====== GIVEN RECORDS

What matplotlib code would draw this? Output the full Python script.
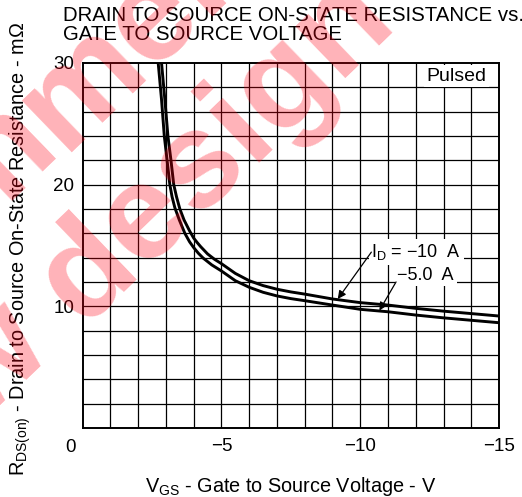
import matplotlib.pyplot as plt

plt.rcParams["font.family"] = ["Liberation Sans", "DejaVu Sans"]
plt.rcParams["mathtext.fontset"] = "custom"
plt.rcParams["mathtext.rm"] = "Liberation Sans"

# -VGS (V) vs RDS(on) (mOhm)
vgs_10a = [2.84, 2.96, 3.07, 3.18, 3.28, 3.38, 3.50, 3.65, 3.85, 4.0, 4.12, 4.25,
           4.5, 4.75, 5.0, 5.5, 6.0, 6.5, 7.0, 7.5, 8.0, 9.0, 10.0, 11.0,
           12.0, 13.0, 14.0, 15.0]
rds_10a = [30, 27, 24, 22, 20, 19, 18, 17.1, 16.2, 15.6, 15.25, 14.9,
           14.3, 13.86, 13.5, 12.7, 12.1, 11.7, 11.4, 11.18, 11.0, 10.6, 10.3, 10.1,
           9.83, 9.6, 9.4, 9.2]
vgs_5a = [2.72, 2.84, 2.94, 3.04, 3.14, 3.22, 3.32, 3.48, 3.68, 3.85, 4.0, 4.17,
          4.34, 4.65, 5.0, 5.5, 6.0, 6.5, 7.0, 7.5, 8.0, 9.0, 10.0, 11.0,
          12.0, 13.0, 14.0, 15.0]
rds_5a = [30, 27, 24, 22, 20, 19, 18.1, 17.1, 16, 15.3, 14.82, 14.35,
          13.96, 13.4, 12.9, 12.1, 11.56, 11.15, 10.85, 10.63, 10.46, 10.1, 9.75, 9.55,
          9.28, 9.05, 8.85, 8.65]

x_ticks = [-5, -10, -15]
x_labels = ["\u22125", "\u221210", "\u221215"]
y_ticks = [10, 20, 30]

fig = plt.figure(figsize=(5.22, 4.97), dpi=100)
ax = fig.add_axes([0.1584, 0.1388, 0.7976, 0.7348])

ax.plot([-v for v in vgs_10a], rds_10a, color="black", lw=2.1, zorder=3,
        solid_joinstyle="round")
ax.plot([-v for v in vgs_5a], rds_5a, color="black", lw=2.1, zorder=3,
        solid_joinstyle="round")

ax.set_xlim(0, -15)
ax.set_ylim(0, 30)

# grid: 1 V by 2 mOhm
for v in range(1, 15):
    ax.axvline(-v, color="black", lw=0.9, zorder=1)
for r in range(2, 30, 2):
    ax.axhline(r, color="black", lw=0.9, zorder=1)
for s in ax.spines.values():
    s.set_linewidth(1.4)

ax.set_xticks(x_ticks)
ax.set_xticklabels(x_labels)
ax.set_yticks(y_ticks)
ax.tick_params(length=0, labelsize=13.5)
ax.tick_params(axis="x", pad=7)
ax.tick_params(axis="y", pad=6)
ax.annotate("0", xy=(0, 0), xytext=(-9, -14), textcoords="offset points",
            ha="center", va="center", fontsize=13.5, annotation_clip=False)

ax.set_xlabel("V$_{\\mathregular{GS}}$ - Gate to Source Voltage - V", fontsize=14.3)
ax.set_ylabel("R$_{\\mathregular{DS(on)}}$ - Drain to Source On-State Resistance - m\u03a9",
              fontsize=14.3)
ax.xaxis.set_label_coords(0.5, -0.128)
ax.yaxis.set_label_coords(-0.12, 0.49)

fig.text(63 / 522, 1 - 6 / 497, "DRAIN TO SOURCE ON-STATE RESISTANCE vs.\nGATE TO SOURCE VOLTAGE",
         ha="left", va="top", fontsize=14.7, linespacing=1.02)

box = dict(facecolor="white", edgecolor="none", pad=2)
ax.text(-14.55, 28.9, "Pulsed", ha="right", va="center", fontsize=14, bbox=box, zorder=4)
ax.text(-10.4, 14.45, "I$_{\\mathregular{D}}$ = \u221210  A",
        ha="left", va="center", fontsize=13, bbox=box, zorder=4)
ax.text(-11.34, 12.55, "\u22125.0  A", ha="left", va="center", fontsize=13, bbox=box, zorder=4)

arrow = dict(arrowstyle="-|>", color="black", lw=0.9, mutation_scale=12, shrinkA=0, shrinkB=0)
ax.annotate("", xy=(-9.19, 10.6), xytext=(-10.4, 14.45), arrowprops=arrow, zorder=5)
ax.annotate("", xy=(-10.69, 9.65), xytext=(-11.29, 12.0), arrowprops=arrow, zorder=5)

# watermark, two lines at 44 degrees, split where the visible words start
wm = dict(fontsize=98, fontweight="bold", color="#ff0014", alpha=0.3,
          rotation=44, rotation_mode="anchor", va="baseline", zorder=10)
l1 = (63 / 522, 1 - 152 / 497)
l2 = (82 / 522, 1 - 327 / 497)
fig.text(*l1, "Not recom", ha="right", **wm)
fig.text(*l1, "mended", ha="left", **wm)
fig.text(55 / 522, 1 - 353 / 497, "for new", ha="right", **wm)
fig.text(*l2, "design", ha="left", **wm)

fig.savefig("out.png", dpi=100)
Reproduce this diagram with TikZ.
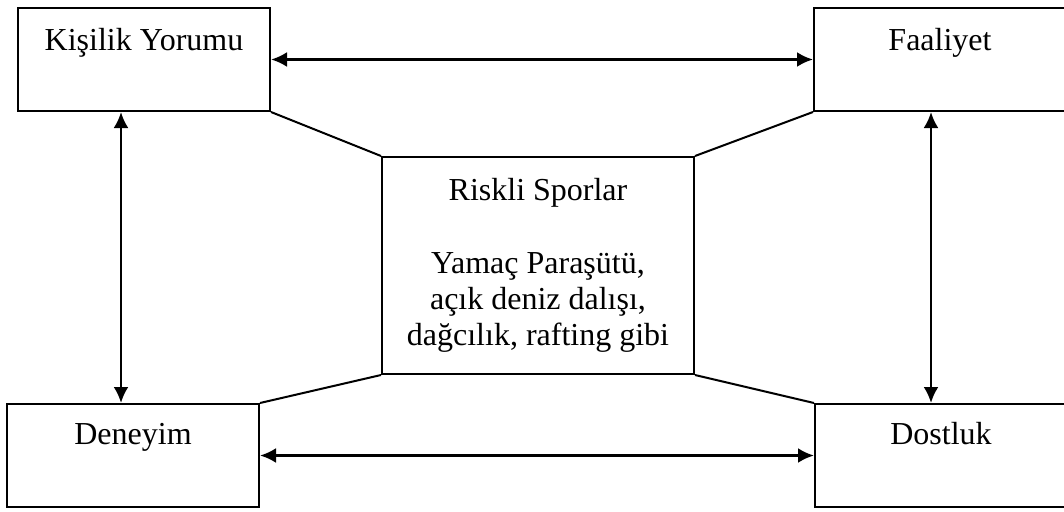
\documentclass[tikz,border=0pt]{standalone}
\usepackage{fontspec}
\setmainfont{Liberation Serif}
\usetikzlibrary{arrows.meta}
\tikzset{
  box/.style={draw, line width=2pt, inner sep=0pt, minimum width=252pt, text height=42pt, text depth=61pt},
  link/.style={line width=2pt},
  both/.style={line width=2.7pt, {Latex[length=16pt,width=15pt]}-{Latex[length=16pt,width=15pt]}}
}
\begin{document}
\begin{tikzpicture}[x=1pt,y=-1pt,font=\fontsize{32}{36}\selectfont]
\useasboundingbox (0,0) rectangle (1064,511);
\node[box] (kisilik) at (144,59.5) {Kişilik Yorumu};
\node[box] (faaliyet) at (940,59.5) {Faaliyet};
\node[box, text height=40pt, text depth=63pt] (deneyim) at (133,455.5) {Deneyim};
\node[box, text height=40pt, text depth=63pt] (dostluk) at (941,455.5) {Dostluk};
\node[draw, line width=2pt, minimum width=312pt, minimum height=217pt, align=center] (riskli) at (538,265.5)
  {Riskli Sporlar\\[37pt]Yamaç Paraşütü,\\açık deniz dalışı,\\dağcılık, rafting gibi};
% corners to the middle box
\draw[link] (kisilik.south east) -- (riskli.north west);
\draw[link] (faaliyet.south west) -- (riskli.north east);
\draw[link] (deneyim.north east) -- (riskli.south west);
\draw[link] (dostluk.north west) -- (riskli.south east);
% arrows between the boxes
\draw[both] (kisilik.east) -- (faaliyet.west);
\draw[both] (deneyim.east) -- (dostluk.west);
\draw[both] ([xshift=104pt]kisilik.south west) -- ([xshift=115pt]deneyim.north west);
\draw[both] ([xshift=118pt]faaliyet.south west) -- ([xshift=117pt]dostluk.north west);
\end{tikzpicture}
\end{document}
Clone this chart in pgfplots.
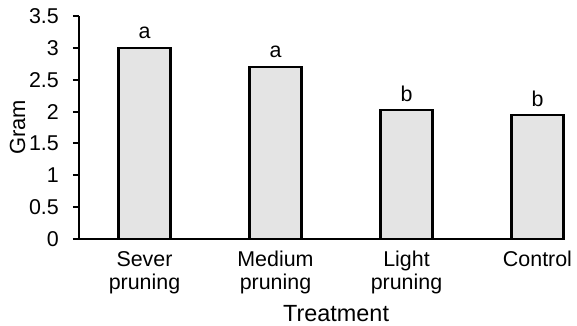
\documentclass[border=0pt]{standalone}
\usepackage{fontspec}
\setmainfont{Liberation Sans}
\usepackage{pgfplots}
\pgfplotsset{compat=1.18}
\definecolor{barfill}{HTML}{E4E4E4}
\newcommand{\lblfont}{\fontsize{21.5}{23}\selectfont}
\begin{document}
\begin{tikzpicture}
\begin{axis}[
  at={(0,0)}, anchor=south west,
  scale only axis, width=486bp, height=223bp,
  xmin=-0.5, xmax=3.21, ymin=0, ymax=3.5,
  axis x line*=bottom, axis y line*=left,
  axis line style={line width=2bp, -},
  ytick={0,0.5,1,1.5,2,2.5,3,3.5},
  yticklabels={0,0.5,1,1.5,2,2.5,3,3.5},
  xtick={0,1,2,3},
  xticklabels={Sever\\pruning, Medium\\pruning, Light\\pruning, Control},
  xticklabel style={align=center, anchor=north, font=\lblfont, inner sep=0pt, yshift=-12bp},
  major x tick style={draw=none},
  ytick align=outside, major tick length=6bp,
  tick style={line width=2bp, black},
  yticklabel style={font=\lblfont, anchor=east, inner sep=0pt, xshift=-14bp},
  ylabel={Gram}, xlabel={Treatment},
  ylabel style={font=\fontsize{22}{24}\selectfont, at={(axis description cs:-0.1111,0.5)}, anchor=base, rotate=0, inner sep=0pt},
  xlabel style={font=\fontsize{23.5}{25}\selectfont, at={(axis description cs:0.529,-0.3677)}, anchor=base, inner sep=0pt},
  /pgf/number format/assume math mode=true,
]
\addplot[ybar, bar width=52bp, fill=barfill, draw=black, line width=2.2bp,
  nodes near coords, point meta=explicit symbolic,
  nodes near coords style={font=\lblfont, anchor=base, inner sep=0pt, yshift=9bp}]
  table[meta=label] {
x y label
0 3.00 a
1 2.70 a
2 2.02 b
3 1.94 b
};
\end{axis}
\pgfresetboundingbox
\path (-79bp,-87bp) rectangle (498bp,239bp);
\end{tikzpicture}
\end{document}
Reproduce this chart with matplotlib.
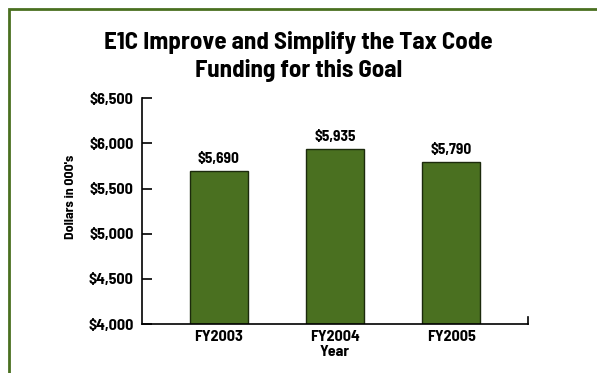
import matplotlib
matplotlib.use("Agg")
import matplotlib.pyplot as plt
from matplotlib.patches import Rectangle
from matplotlib.ticker import FuncFormatter

years = ["FY2003", "FY2004", "FY2005"]
funding = [5690, 5935, 5790]
y_ticks = [4000, 4500, 5000, 5500, 6000, 6500]

GREEN = "#4a7020"
FONT = ["Barlow Semi Condensed", "Liberation Sans Narrow", "DejaVu Sans"]
plt.rcParams["font.family"] = FONT
plt.rcParams["font.weight"] = "bold"

fig = plt.figure(figsize=(5.97, 3.73), dpi=100)
ax = fig.add_axes([0.238, 0.131, 0.646, 0.606])

# green frame along top and left edges
fig.patches.append(Rectangle((9 / 597, -0.1), 1.2, 1.1 - 9 / 373,
                             transform=fig.transFigure, fill=False,
                             edgecolor=GREEN, linewidth=2))

x = range(len(years))
ax.bar(x, funding, width=0.5, color=GREEN, edgecolor="#1c2a0c", linewidth=1)
for xi, v in zip(x, funding):
    ax.text(xi, v + 55, f"${v:,}", ha="center", va="bottom",
            fontsize=11, fontweight="bold")

ax.set_xlim(-0.66, 2.66)
ax.set_ylim(4000, 6500)
ax.set_yticks(y_ticks)
ax.yaxis.set_major_formatter(FuncFormatter(lambda v, p: f"${int(v):,}"))
ax.set_xticks(list(x))
ax.set_xticklabels(years)
ax.tick_params(axis="y", direction="in", length=7, width=1.2,
               labelsize=11.5, pad=6)
ax.tick_params(axis="x", length=0, labelsize=11.5, pad=4)
for lab in ax.get_xticklabels() + ax.get_yticklabels():
    lab.set_fontweight("bold")

ax.spines["top"].set_visible(False)
ax.spines["right"].set_visible(False)
ax.spines["left"].set_linewidth(1.2)
ax.spines["bottom"].set_linewidth(1.2)
# small end tick at right of the x axis
ax.plot([1, 1], [0, 0.03], transform=ax.transAxes, color="black",
        linewidth=1.2, clip_on=False)

ax.set_xlabel("Year", fontsize=11.5, fontweight="bold", labelpad=1)
ax.set_ylabel("Dollars in 000's", fontsize=10, fontweight="bold")
ax.yaxis.set_label_coords(-0.171, 0.562)

fig.text(0.5, 0.887, "E1C Improve and Simplify the Tax Code",
         ha="center", va="center", fontsize=18, fontweight="bold")
fig.text(0.5, 0.812, "Funding for this Goal",
         ha="center", va="center", fontsize=18, fontweight="bold")

fig.savefig("out.png", dpi=100)
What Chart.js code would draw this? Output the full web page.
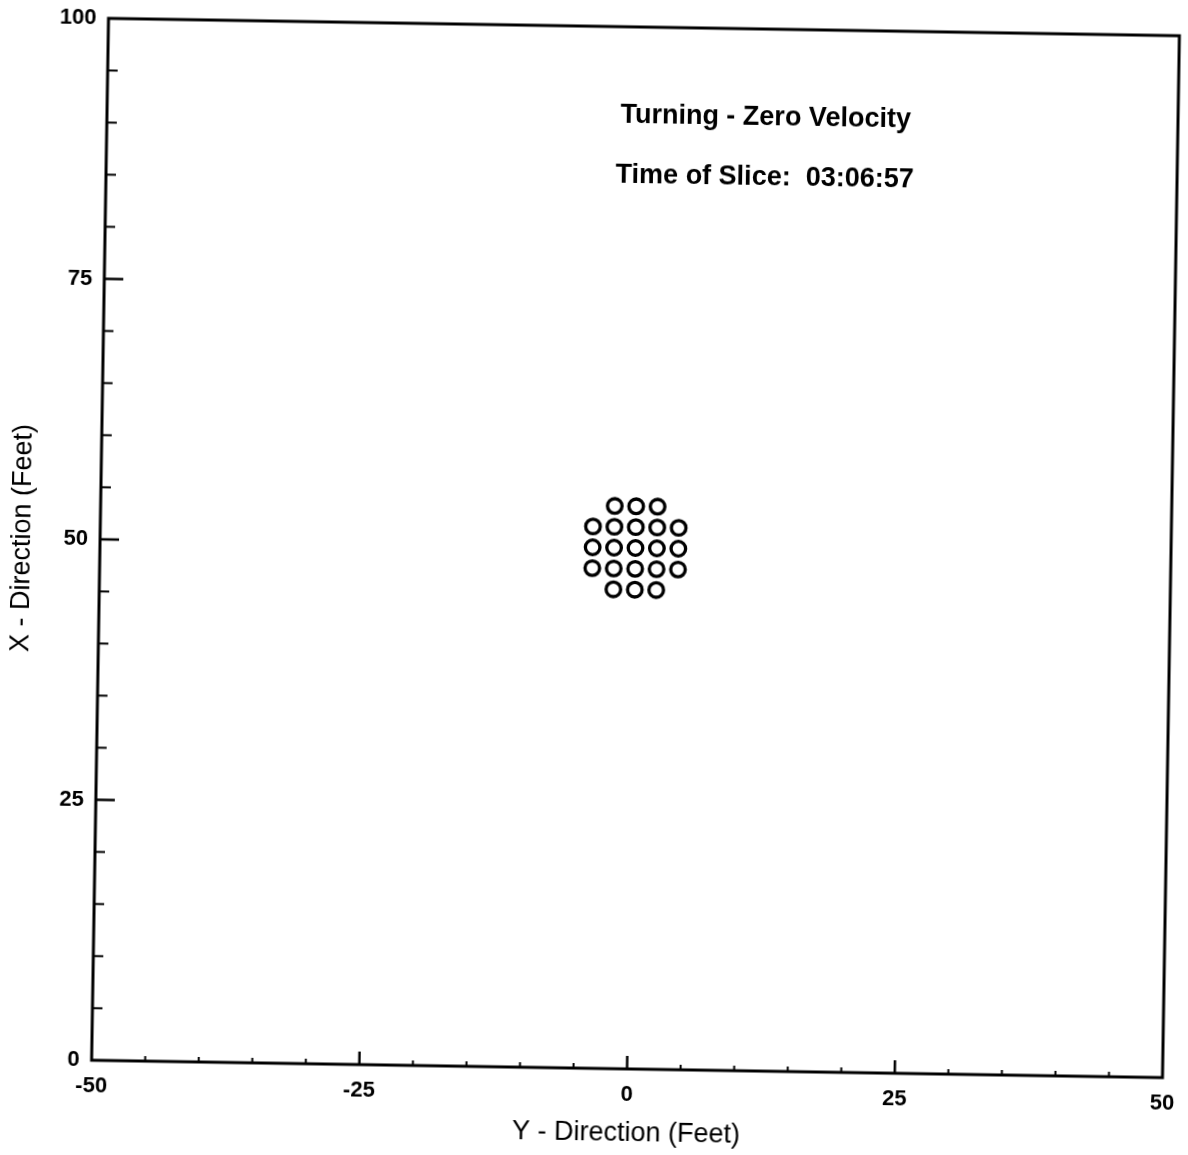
<!DOCTYPE html>
<html>
<head>
<meta charset="utf-8">
<title>Turning - Zero Velocity</title>
<script src="https://cdn.jsdelivr.net/npm/chart.js@4/dist/chart.umd.min.js"></script>
<style>
  html, body { margin: 0; padding: 0; background: #ffffff; overflow: hidden; }
  #wrap { width: 1188px; height: 1155px; position: relative; }
  #slice {
    position: absolute; left: 0; top: 0;
    transform-origin: 635.5px 548px;
    transform: rotate(0.93deg);
  }
</style>
</head>
<body>
<div id="wrap"><canvas id="slice" width="1188" height="1155"></canvas></div>
<script>
// Particle positions at the time slice (feet)
const particleY = [-2, 0, 2, -4, -2, 0, 2, 4, -4, -2, 0, 2, 4, -4, -2, 0, 2, 4, -2, 0, 2];
const particleX = [54, 54, 54, 52, 52, 52, 52, 52, 50, 50, 50, 50, 50, 48, 48, 48, 48, 48, 46, 46, 46];

// Axis ranges and tick spacing
const yDirRange = [-50, 50];
const xDirRange = [0, 100];
const labelStep = 25;
const minorStep = 5;

// Annotation lines
const headingLines = ['Turning - Zero Velocity', 'Time of Slice:  03:06:57'];

const FONT = '"Liberation Sans", Arial, Helvetica, sans-serif';

const points = particleY.map((y, i) => ({ x: y, y: particleX[i] }));

// Frame, inward tick marks and heading text
const framePlugin = {
  id: 'frame',
  afterDraw(chart) {
    const { ctx, chartArea: a, scales } = chart;
    const sx = scales.x, sy = scales.y;
    ctx.save();
    ctx.strokeStyle = '#000';
    ctx.lineCap = 'butt';

    // horizontal axis ticks (pointing up into the plot)
    for (let v = yDirRange[0] + minorStep; v < yDirRange[1]; v += minorStep) {
      const major = v % labelStep === 0;
      const px = sx.getPixelForValue(v);
      ctx.lineWidth = major ? 2.5 : 2;
      ctx.beginPath();
      ctx.moveTo(px, a.bottom);
      ctx.lineTo(px, a.bottom - (major ? 13 : 5));
      ctx.stroke();
    }
    // vertical axis ticks (pointing right into the plot)
    for (let v = xDirRange[0] + minorStep; v < xDirRange[1]; v += minorStep) {
      const major = v % labelStep === 0;
      const py = sy.getPixelForValue(v);
      ctx.lineWidth = major ? 2.5 : 2;
      ctx.beginPath();
      ctx.moveTo(a.left, py);
      ctx.lineTo(a.left + (major ? 19 : 10), py);
      ctx.stroke();
    }

    // plot frame
    ctx.lineWidth = 3;
    ctx.strokeRect(a.left, a.top, a.right - a.left, a.bottom - a.top);

    // heading inside the plot
    ctx.fillStyle = '#000';
    ctx.font = 'bold 27px ' + FONT;
    ctx.textAlign = 'center';
    ctx.textBaseline = 'middle';
    const cx = sx.getPixelForValue(11.5);
    ctx.fillText(headingLines[0], cx, sy.getPixelForValue(91.5));
    ctx.fillText(headingLines[1], cx, sy.getPixelForValue(85.7));
    ctx.restore();
  }
};

new Chart(document.getElementById('slice'), {
  type: 'scatter',
  data: {
    datasets: [{
      data: points,
      pointStyle: 'circle',
      pointRadius: 7.3,
      pointHoverRadius: 7.3,
      borderWidth: 3.3,
      borderColor: '#000',
      backgroundColor: 'rgba(255,255,255,0)'
    }]
  },
  options: {
    responsive: false,
    animation: false,
    events: [],
    layout: { padding: { left: 0, top: 27, right: 17, bottom: 0 } },
    plugins: { legend: { display: false }, tooltip: { enabled: false } },
    scales: {
      x: {
        type: 'linear',
        min: yDirRange[0],
        max: yDirRange[1],
        afterFit(scale) {
          scale.height = 86;
          scale.paddingLeft = 0;
          scale.paddingRight = 0;
        },
        grid: { display: false, drawTicks: false },
        border: { display: false },
        ticks: {
          stepSize: labelStep,
          padding: 13,
          color: '#000',
          font: { family: FONT, size: 22, weight: 'bold' }
        },
        title: {
          display: true,
          text: 'Y - Direction (Feet)',
          color: '#000',
          padding: { top: 0, bottom: 5 },
          font: { family: FONT, size: 27 }
        }
      },
      y: {
        type: 'linear',
        min: xDirRange[0],
        max: xDirRange[1],
        afterFit(scale) {
          scale.width = 100;
          scale.paddingTop = 0;
          scale.paddingBottom = 0;
        },
        grid: { display: false, drawTicks: false },
        border: { display: false },
        ticks: {
          stepSize: labelStep,
          padding: 12,
          color: '#000',
          font: { family: FONT, size: 22, weight: 'bold' }
        },
        title: {
          display: true,
          text: 'X - Direction (Feet)',
          color: '#000',
          padding: { top: 6, bottom: 0 },
          font: { family: FONT, size: 27 }
        }
      }
    }
  },
  plugins: [framePlugin]
});
</script>
</body>
</html>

============

• _EXERCISE BRIEF_
Only the lines between the one with "Reproduce this chart with matplotlib." and the one with "y_ticks = [4000, 4500, 5000, 5500, 6000, 6500]", those two included, get copied from the material above. Keep it exact and free of pictures.

• _EXERCISE OUTPUT_
Reproduce this chart with matplotlib.
import matplotlib
matplotlib.use("Agg")
import matplotlib.pyplot as plt
from matplotlib.patches import Rectangle
from matplotlib.ticker import FuncFormatter

years = ["FY2003", "FY2004", "FY2005"]
funding = [5690, 5935, 5790]
y_ticks = [4000, 4500, 5000, 5500, 6000, 6500]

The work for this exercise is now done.